Organization for the Resolution of Agunot
- Abbreviation: ORA
- Founded: 2002
- Founder: students at Yeshiva University
- Tax ID no.: 81-0582070
- Legal status: Charitable organization
- Location: New York, United States;
- Methods: advocacy, support, education, subsidies
- Co-CEOs: Yonatan Klayman & Jennifer Lankin
- Website: getora.org

= Organization for the Resolution of Agunot =

New York-based charitable organization

The Organization for the Resolution of Agunot (ORA) is a New York-based non-profit organization that advocates for the elimination of the infliction of abuse from the Jewish divorce process. The organization advocates on behalf of agunot and promotes the universal adoption of Jewish prenuptial agreements for the prevention of get-refusal (a get is a bill of Jewish divorce). Although 98% of the people ORA helps are women, they also support men whose wives refuse to accept a get. ORA views get-refusal as a form of domestic abuse. The organization is currently led by co-CEOs Yonatan Klayman and Jennifer Lankin.

== History ==
ORA was founded in 2002 by a group of Yeshiva University students. Since then, the organization has resolved over 220 cases of get-refusal, and at any given time is actively involved in approximately 50 open agunah cases. In 2014, the Slingshot Guide named ORA as one of the most innovative non-profit organizations in North America for its success in "advocating for vulnerable women and changing the conversation about divorce in the Orthodox community".

== Advocacy efforts ==
ORA resolves cases of get-refusal by combining facilitation with advocacy. Their strategies may include "staging protests in front of a husband's home and office, urging his community and synagogue to keep him out, raising awareness in the media and applying financial and legal pressure."

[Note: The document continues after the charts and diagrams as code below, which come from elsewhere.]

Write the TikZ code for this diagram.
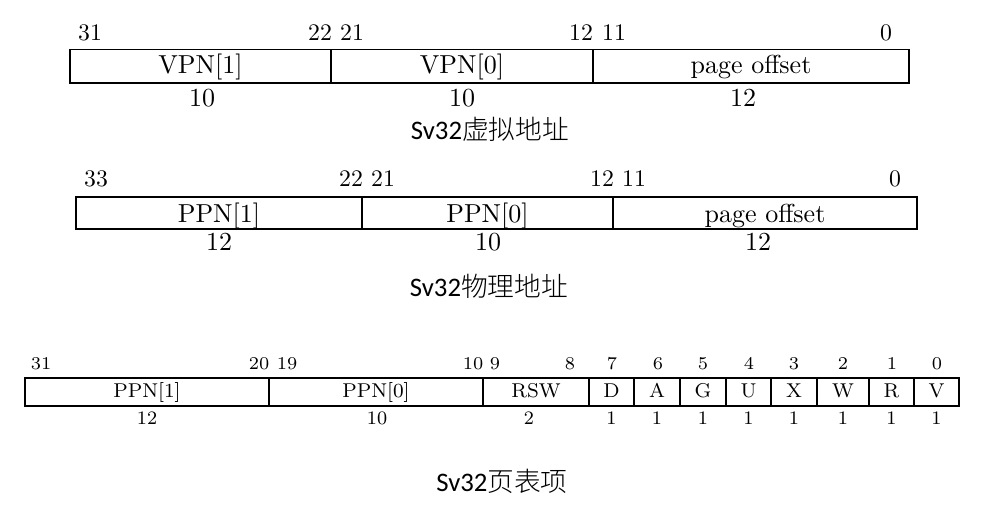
\documentclass[tikz,border=0pt]{standalone}
\usepackage{fontspec}
\newfontfamily\cjkfont{Noto Sans CJK SC}[UprightFont={* Light}]
\newfontfamily\capfont{Carlito}
\usetikzlibrary{fit}
\begin{document}
\begin{tikzpicture}[x=0.4pt,y=-0.4pt,
  cell/.style={draw, line width=0.6pt, inner sep=0pt, outer sep=0pt},
  txt/.style={anchor=base, inner sep=0pt, outer sep=0pt},
  labA/.style={txt, font=\fontsize{10.4}{12}\selectfont},
  bitA/.style={txt, font=\fontsize{9.5}{11}\selectfont},
  labC/.style={txt, font=\fontsize{8}{10}\selectfont},
  bitC/.style={txt, font=\fontsize{7.2}{8}\selectfont},
  widC/.style={txt, font=\fontsize{7.6}{9}\selectfont},
  captxt/.style={txt, font=\fontsize{10.7}{13}\selectfont}]
\fill[white] (0,0) rectangle (985,517);
\useasboundingbox (0,0) rectangle (985,517);

% ---------- Sv32 virtual address ----------
\node[cell, fit={(70,49.5) (331,83)}] (vpn1) {};
\node[cell, fit={(331,49.5) (593,83)}] (vpn0) {};
\node[cell, fit={(593,49.5) (909,83)}] (voff) {};
\node[labA] (vpn1t) at (200.5,74) {VPN[1]};
\node[labA] (vpn0t) at (462,74) {VPN[0]};
\node[labA] (vofft) at (751,74) {page offset};
\node[bitA] (vb31) at (90,41) {31};
\node[bitA] (vb22) at (320,41) {22};
\node[bitA] (vb21) at (352,41) {21};
\node[bitA] (vb12) at (581,41) {12};
\node[bitA] (vb11) at (614,41) {11};
\node[bitA] (vb0) at (886,41) {0};
\node[labA] (vw1) at (202,107) {10};
\node[labA] (vw0) at (462,107) {10};
\node[labA] (vwo) at (743,107) {12};
\node[captxt] (cap1) at (490,140) {\capfont Sv32\cjkfont 虚拟地址};

% ---------- Sv32 physical address ----------
\node[cell, fit={(76,197) (362,229)}] (ppn1) {};
\node[cell, fit={(362,197) (613,229)}] (ppn0) {};
\node[cell, fit={(613,197) (917,229)}] (poff) {};
\node[labA] (ppn1t) at (219,223) {PPN[1]};
\node[labA] (ppn0t) at (487.5,223) {PPN[0]};
\node[labA] (pofft) at (765,223) {page offset};
\node[bitA] (pb33) at (96,187) {33};
\node[bitA] (pb22) at (351,187) {22};
\node[bitA] (pb21) at (383,187) {21};
\node[bitA] (pb12) at (602,187) {12};
\node[bitA] (pb11) at (634,187) {11};
\node[bitA] (pb0) at (895,187) {0};
\node[labA] (pw1) at (219,251) {12};
\node[labA] (pw0) at (488,251) {10};
\node[labA] (pwo) at (758,251) {12};
\node[captxt] (cap2) at (489,297) {\capfont Sv32\cjkfont 物理地址};

% ---------- Sv32 page table entry ----------
\foreach \a/\b/\n/\t in {25/269/e1/PPN[1], 269/483/e0/PPN[0], 483/589/rsw/RSW,
  589/634/fd/D, 634/680/fa/A, 680/726/fg/G, 726/771/fu/U, 771/817/fx/X,
  817/869/fw/W, 869/914/fr/R, 914/959/fv/V}{
  \node[cell, fit={(\a,378) (\b,406)}] (\n) {};
  \node[labC] (\n t) at ({(\a+\b)/2},398) {\t};
}
\foreach \x/\t in {41/31, 259/20, 287/19, 473/10, 495/9, 570/8, 612/7, 658/6,
  703/5, 749/4, 794/3, 843/2, 892/1, 937/0}{
  \node[bitC] (eb\t) at (\x,370) {\t};
}
\node[widC] (ew1) at (147,425) {12};
\node[widC] (ew0) at (377,425) {10};
\node[widC] (ewr) at (529,425) {2};
\foreach \x/\n in {611.5/d, 657/a, 703/g, 748.5/u, 794/x, 843/w, 891.5/r, 936.5/v}{
  \node[widC] (ew\n) at (\x,425) {1};
}
\node[captxt] (cap3) at (502,492) {\capfont Sv32\cjkfont 页表项};
\end{tikzpicture}
\end{document}
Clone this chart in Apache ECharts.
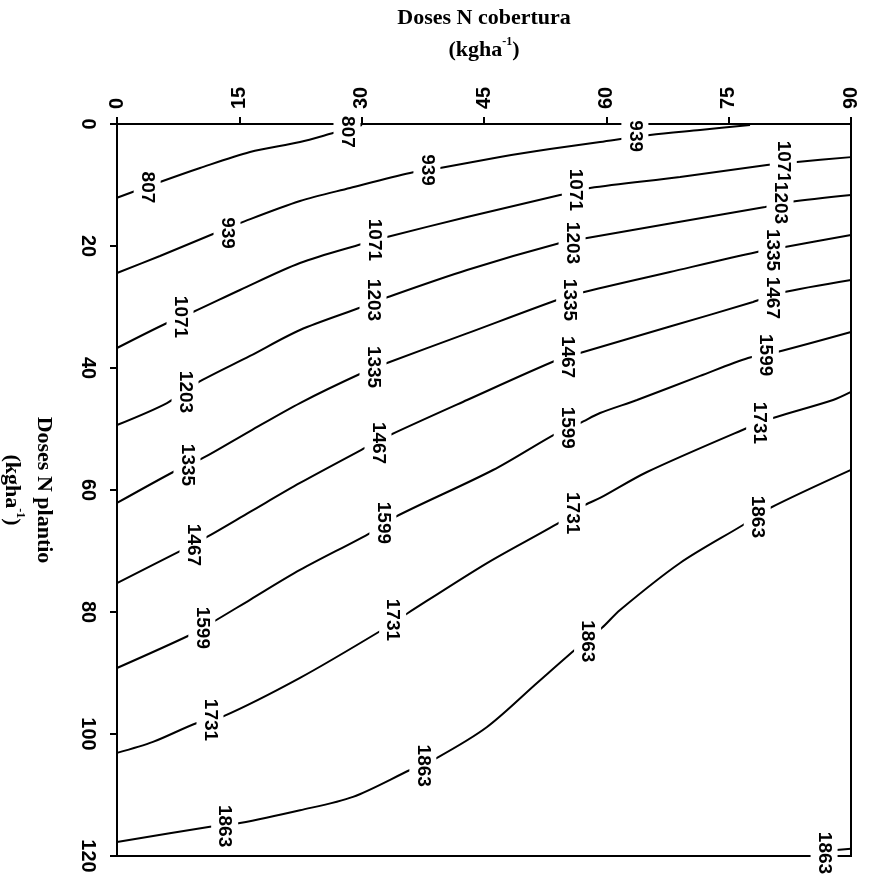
<!DOCTYPE html>
<html>
<head>
<meta charset="utf-8">
<script src="https://cdn.jsdelivr.net/npm/echarts@6/dist/echarts.min.js"></script>
<style>
  html, body { margin: 0; padding: 0; background: #fff; }
  #chart { width: 871px; height: 878px; }
</style>
</head>
<body>
<div id="chart"></div>
<script>
// Isolinhas de produtividade: [dose N cobertura, dose N plantio]
const levels = [807, 939, 1071, 1203, 1335, 1467, 1599, 1731, 1863];

const line807 = [[0, 12.1], [5.27, 9.51], [10.18, 7.21], [16.31, 4.59], [22.44, 2.95], [26.49, 1.48], [30.04, 0.16]];
const line939 = [[0, 24.43], [5.27, 21.64], [11.77, 18.03], [15.08, 16.23], [22.44, 12.62], [28.57, 10.49], [35.93, 8.03],
  [39.61, 7.21], [46.96, 5.41], [53.09, 4.10], [59.23, 2.95], [65.36, 1.80], [71.49, 0.98], [77.62, 0.16]];
const line1071 = [[0, 36.72], [6.13, 32.62], [9.32, 30.82], [15.08, 27.21], [22.44, 22.79], [30.04, 19.67], [33.11, 18.52],
  [42.92, 15.25], [54.32, 11.64], [58.0, 10.49], [69.04, 8.69], [79.7, 6.72], [83.38, 6.23], [90, 5.43]];
const line1203 = [[0, 49.34], [6.13, 45.74], [9.81, 42.46], [16.31, 38.03], [22.44, 33.77], [30.04, 30.0], [33.23, 28.36],
  [42.92, 23.93], [54.32, 19.51], [57.63, 18.69], [68.5, 16.15], [79.46, 13.61], [82.52, 12.79], [90, 11.64]];
const line1335 = [[0, 62.13], [7.36, 56.72], [10.55, 54.75], [16.31, 50.33], [22.44, 45.74], [30.04, 40.82], [33.11, 39.18],
  [42.92, 34.33], [53.95, 28.85], [56.77, 27.70], [67.8, 24.26], [78.47, 20.98], [81.9, 20.16], [90, 18.2]];
const line1467 = [[0, 75.25], [7.97, 69.84], [11.04, 67.70], [16.31, 63.6], [22.44, 58.85], [30.41, 53.11], [33.48, 50.98],
  [42.92, 45.25], [53.95, 38.69], [56.77, 37.54], [67.8, 33.2], [77.99, 29.18], [81.3, 27.7], [90, 25.57]];
const line1599 = [[0, 89.18], [8.95, 83.77], [11.77, 81.64], [16.31, 78.0], [22.44, 73.11], [31.27, 66.89], [34.09, 64.43],
  [46.11, 56.72], [53.95, 50.66], [56.77, 49.02], [59.23, 47.38], [63.76, 45.25], [71.5, 41.3], [77.38, 38.36],
  [80.93, 37.38], [90, 34.1]];
const line1731 = [[0, 103.1], [4.41, 101.3], [9.81, 98.2], [12.88, 97.2], [22.44, 90.8], [32.5, 82.95], [35.68, 80.16],
  [45.37, 71.97], [54.32, 65.25], [57.39, 62.46], [59.23, 61.31], [64.99, 57.05], [77.25, 49.84], [80.44, 48.2],
  [87.8, 45.25], [90, 43.93]];
const line1863 = [[0, 117.7], [11.4, 115.2], [15.08, 114.6], [22.44, 112.5], [28.94, 110.3], [35.93, 105.9], [39.24, 103.9],
  [45.37, 98.85], [51.5, 91.64], [56.4, 85.9], [59.47, 82.6], [61.68, 79.67], [69.04, 71.97], [76.76, 65.74],
  [80.07, 62.95], [90, 56.7]];
const line1863corner = [[88.2, 119.0], [90, 118.8]];

const contourLines = [line807, line939, line1071, line1203, line1335, line1467, line1599, line1731, line1863];

// Posição dos rótulos de cada isolinha
const labels807 = [[3.7, 10.4], [28.2, 1.3]];
const labels939 = [[13.49, 17.87], [38.0, 7.54], [63.5, 2.0]];
const labels1071 = [[7.73, 31.64], [31.5, 19.0], [56.2, 10.8], [81.7, 6.2]];
const labels1203 = [[8.34, 43.93], [31.39, 28.85], [55.8, 19.5], [81.3, 12.95]];
const labels1335 = [[8.58, 55.9], [31.39, 39.84], [55.5, 28.85], [80.3, 20.66]];
const labels1467 = [[9.32, 69.0], [32.0, 52.3], [55.2, 38.2], [80.3, 28.5]];
const labels1599 = [[10.4, 82.6], [32.6, 65.4], [55.2, 49.8], [79.5, 37.9]];
const labels1731 = [[11.4, 97.7], [33.8, 81.3], [55.8, 63.8], [78.8, 49.0]];
const labels1863 = [[13.2, 115.1], [37.5, 105.2], [57.7, 84.8], [78.5, 64.4], [86.7, 119.5]];

const contourLabels = [labels807, labels939, labels1071, labels1203, labels1335, labels1467, labels1599, labels1731, labels1863];

const xTitle = 'Doses N cobertura';
const yTitle = 'Doses N plantio';
const unitMain = '(kgha';
const unitSup = '-1';

const serifFont = "'Liberation Serif', 'Times New Roman', serif";
const sansFont = "'Liberation Sans', Arial, sans-serif";

const titleRich = {
  t: { fontFamily: serifFont, fontWeight: 'bold', fontSize: 22, color: '#000', lineHeight: 32 },
  s: { fontFamily: serifFont, fontWeight: 'bold', fontSize: 12, color: '#000', verticalAlign: 'top', lineHeight: 32, padding: [2, 0, 0, 0] }
};

const series = [];
contourLines.forEach((pts, i) => {
  series.push({
    type: 'line',
    name: String(levels[i]),
    data: pts,
    showSymbol: false,
    symbol: 'none',
    smooth: 0.3,
    lineStyle: { color: '#000', width: 2 },
    z: 3,
    silent: true
  });
});
series.push({
  type: 'line',
  name: '1863b',
  data: line1863corner,
  symbol: 'none',
  lineStyle: { color: '#000', width: 2 },
  z: 3,
  silent: true
});
contourLabels.forEach((pts, i) => {
  series.push({
    type: 'scatter',
    name: 'rot' + levels[i],
    data: pts.map(p => [p[0], p[1], levels[i]]),
    symbolSize: 1,
    itemStyle: { color: '#fff', opacity: 0 },
    z: 5,
    silent: true,
    label: {
      show: true,
      position: 'inside',
      formatter: p => String(p.value[2]),
      rotate: -90,
      color: '#000',
      opacity: 1,
      textBorderWidth: 0,
      textBorderColor: 'transparent',
      textShadowBlur: 0,
      fontFamily: sansFont,
      fontWeight: 'bold',
      fontSize: 19,
      backgroundColor: '#fff',
      padding: [4, 2]
    }
  });
});

const chart = echarts.init(document.getElementById('chart'), null, { renderer: 'canvas' });
chart.setOption({
  backgroundColor: '#fff',
  animation: false,
  grid: {
    left: 117, right: 20, top: 124, bottom: 22,
    outerBoundsMode: 'none',
    containLabel: false,
    show: true, borderColor: '#000', borderWidth: 2, backgroundColor: 'transparent'
  },
  xAxis: {
    type: 'value',
    position: 'top',
    min: 0, max: 90, interval: 15,
    name: '{t|' + xTitle + '}\n{t|' + unitMain + '}{s|' + unitSup + '}{t|)}',
    nameLocation: 'middle',
    nameGap: 58,
    nameTextStyle: { rich: titleRich, align: 'center' },
    axisLine: { show: true, onZero: false, lineStyle: { color: '#000', width: 2 } },
    axisTick: { show: true, inside: false, length: 7, lineStyle: { color: '#000', width: 2 } },
    axisLabel: { rotate: -90, margin: 15, color: '#000', fontFamily: sansFont, fontWeight: 'bold', fontSize: 20 },
    splitLine: { show: false }
  },
  yAxis: {
    type: 'value',
    inverse: true,
    min: 0, max: 120, interval: 20,
    name: '{t|' + yTitle + '}\n{t|' + unitMain + '}{s|' + unitSup + '}{t|)}',
    nameLocation: 'middle',
    nameRotate: -90,
    nameGap: 57,
    nameTextStyle: { rich: titleRich, align: 'center' },
    axisLine: { show: true, onZero: false, lineStyle: { color: '#000', width: 2 } },
    axisTick: { show: true, inside: false, length: 7, lineStyle: { color: '#000', width: 2 } },
    axisLabel: { rotate: -90, margin: 19, color: '#000', fontFamily: sansFont, fontWeight: 'bold', fontSize: 20 },
    splitLine: { show: false }
  },
  series: series
});
</script>
</body>
</html>
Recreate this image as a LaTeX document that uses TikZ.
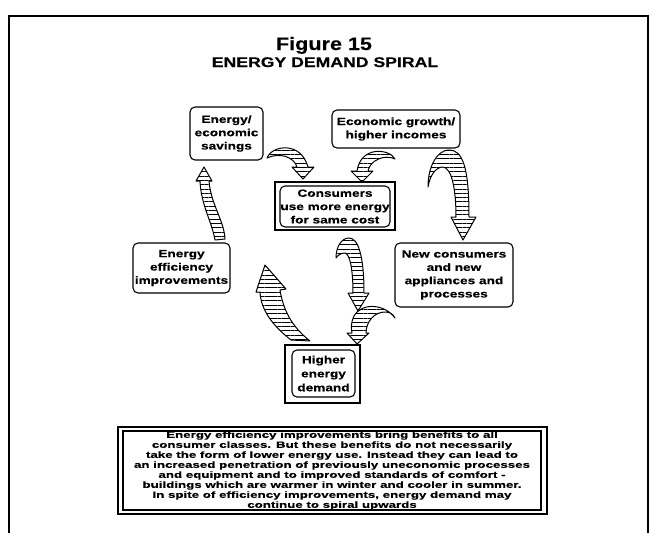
\documentclass[tikz,border=0pt]{standalone}
\usepackage{fontspec}
\setmainfont{Liberation Sans}
\newfontfamily\titlefont[FakeStretch=1.2,FakeBold=0.3]{Liberation Sans}
\newfontfamily\subtitlefont[FakeStretch=1.26,FakeBold=0.3]{Liberation Sans}
\newfontfamily\boxfont[FakeStretch=1.3,FakeBold=0.4]{Liberation Sans}
\newfontfamily\notefont[FakeStretch=1.48,FakeBold=0.4]{Liberation Sans}
\usetikzlibrary{patterns.meta}
\begin{document}
\begin{tikzpicture}[x=1pt,y=-1pt,
  box/.style={draw, line width=1.1pt, rounded corners=5pt, align=center,
    font=\boxfont\bfseries\fontsize{10.5}{13.3}\selectfont, inner sep=0pt},
  outerbox/.style={draw, line width=1.1pt, inner sep=0pt},
  arr/.style={draw, line width=1pt, line join=round,
    pattern={Lines[angle=0,distance=4.3pt,line width=0.85pt]}},
  frame/.style={line width=2pt}
]
\useasboundingbox (0,0) rectangle (657,533);
\draw[frame] (9,533) -- (9,16) -- (648,16) -- (648,533);

\node[font=\titlefont\bfseries\fontsize{18}{20}\selectfont, anchor=base] (t1) at (324,50) {Figure 15};
\node[font=\subtitlefont\bfseries\fontsize{14}{16}\selectfont, anchor=base] (t2) at (325,67) {ENERGY DEMAND SPIRAL};

% boxes
\node[box, minimum width=73pt, minimum height=53pt] (A) at (226.5,133.5) {Energy/\\economic\\savings};
\node[box, minimum width=128pt, minimum height=38pt] (B) at (396,129) {Economic growth/\\higher incomes};
\node[outerbox, minimum width=120pt, minimum height=48pt] (Co) at (335,206) {};
\node[box, minimum width=110pt, minimum height=41pt] (C) at (335,206.5) {Consumers\\use more energy\\for same cost};
\node[box, minimum width=97pt, minimum height=50pt] (D) at (181.5,268) {Energy\\efficiency\\improvements};
\node[box, minimum width=118pt, minimum height=64pt] (E) at (454,275) {New consumers\\and new\\appliances and\\processes};
\node[outerbox, minimum width=75pt, minimum height=58pt] (Fo) at (322.5,374) {};
\node[box, minimum width=63pt, minimum height=47pt, font=\boxfont\bfseries\fontsize{10.5}{14}\selectfont] (F) at (323.5,373.5) {Higher\\energy\\demand};

% bottom text box
\node[outerbox, minimum width=429pt, minimum height=87pt] (No) at (332.5,470.5) {};
\node[outerbox, minimum width=418pt, minimum height=79pt, align=center,
  font=\notefont\bfseries\fontsize{9}{10}\selectfont] (N) at (332,470.5)
 {Energy efficiency improvements bring benefits to all\\
  consumer classes. But these benefits do not necessarily\\
  take the form of lower energy use. Instead they can lead to\\
  an increased penetration of previously uneconomic processes\\
  and equipment and to improved standards of comfort -\\
  buildings which are warmer in winter and cooler in summer.\\
  In spite of efficiency improvements, energy demand may\\
  continue to spiral upwards};

% arrows
% 1: savings -> consumers
\draw[arr] (267,158) .. controls (272,145) and (301,141) .. (308,167) -- (314,167) -- (303,179) -- (292,167) -- (297,167) .. controls (294,157) and (280,152) .. (267,158) -- cycle;
% 2: growth -> consumers
\draw[arr] (395,159) .. controls (390,149) and (361,145) .. (357,171) -- (351,171) -- (362,182) -- (373,171) -- (368,171) .. controls (370,160) and (385,154) .. (395,159) -- cycle;
% 3: growth -> new consumers
\draw[arr] (428,187) .. controls (428,165) and (438,150) .. (449,150) .. controls (462,150) and (469,165) .. (469,217) -- (476,217) -- (463,240) -- (451,217) -- (456,217) .. controls (456,190) and (452,168) .. (443,167) .. controls (436,167) and (430,175) .. (428,187) -- cycle;
% 4: efficiency -> savings
\draw[arr] (204,167) -- (212,181) -- (209,181) .. controls (211,205) and (224,220) .. (225,239) -- (215,240) .. controls (212,222) and (201,205) .. (200,181) -- (196,181) -- cycle;
% 5: demand -> efficiency
\draw[arr] (265,265) -- (286,289) -- (280,290) .. controls (284,315) and (296,330) .. (310,341) -- (291,340) .. controls (272,325) and (261,310) .. (260,292) -- (256,292) -- cycle;
% 6a: consumers -> demand
\draw[arr] (336,258) .. controls (336,246) and (342,238) .. (349,238) .. controls (358,238) and (364,255) .. (364,293) -- (369,293) -- (358,311) -- (348,293) -- (353,293) .. controls (353,270) and (350,254) .. (345,253) .. controls (341,253) and (338,255) .. (336,258) -- cycle;
% 6b: new consumers -> demand
\draw[arr] (395,318) .. controls (385,304) and (362,302) .. (354,316) .. controls (351,322) and (351,328) .. (352,333) -- (347,333) -- (357,344) -- (369,333) -- (366,333) .. controls (366,322) and (374,312) .. (385,312) .. controls (390,312) and (393,314) .. (395,318) -- cycle;
\end{tikzpicture}
\end{document}
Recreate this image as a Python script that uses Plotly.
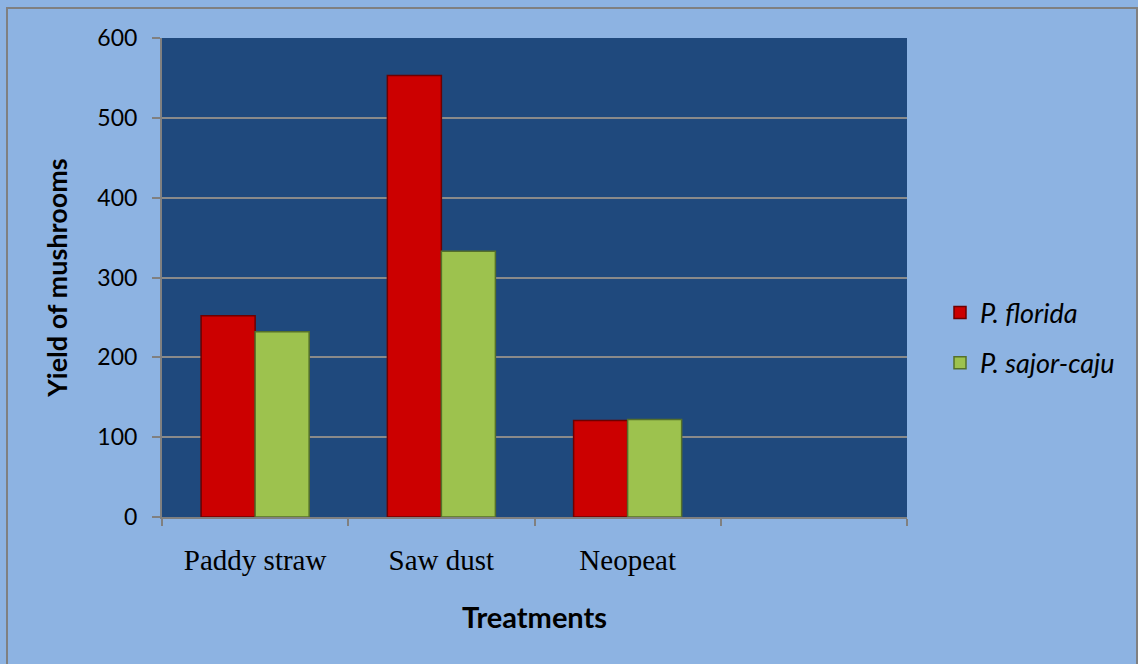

ORA's advocacy efforts on behalf of agunot have been covered by several major newspapers, including The New York Times, New York Post, Washington Post, Newsweek, The Daily Beast, New York Daily News, and The Huffington Post.

== Educational initiatives ==
ORA's Agunah Prevention Initiative raises awareness in the Jewish community about the importance of signing the Jewish prenuptial agreement for the prevention of get-refusal. The tagline of their initiative is: "Friends don't let friends get married without the halachic prenup", and in November 2014, ORA released a video to promote that message. While there is no way to know definitively if Jewish prenuptial agreements are becoming more popular in the Orthodox world, Rabbi Shlomo Weissmann, Director of the Beth Din of America, stated that, "Anecdotally, there appears to have been a big increase in awareness and usage in the last few years."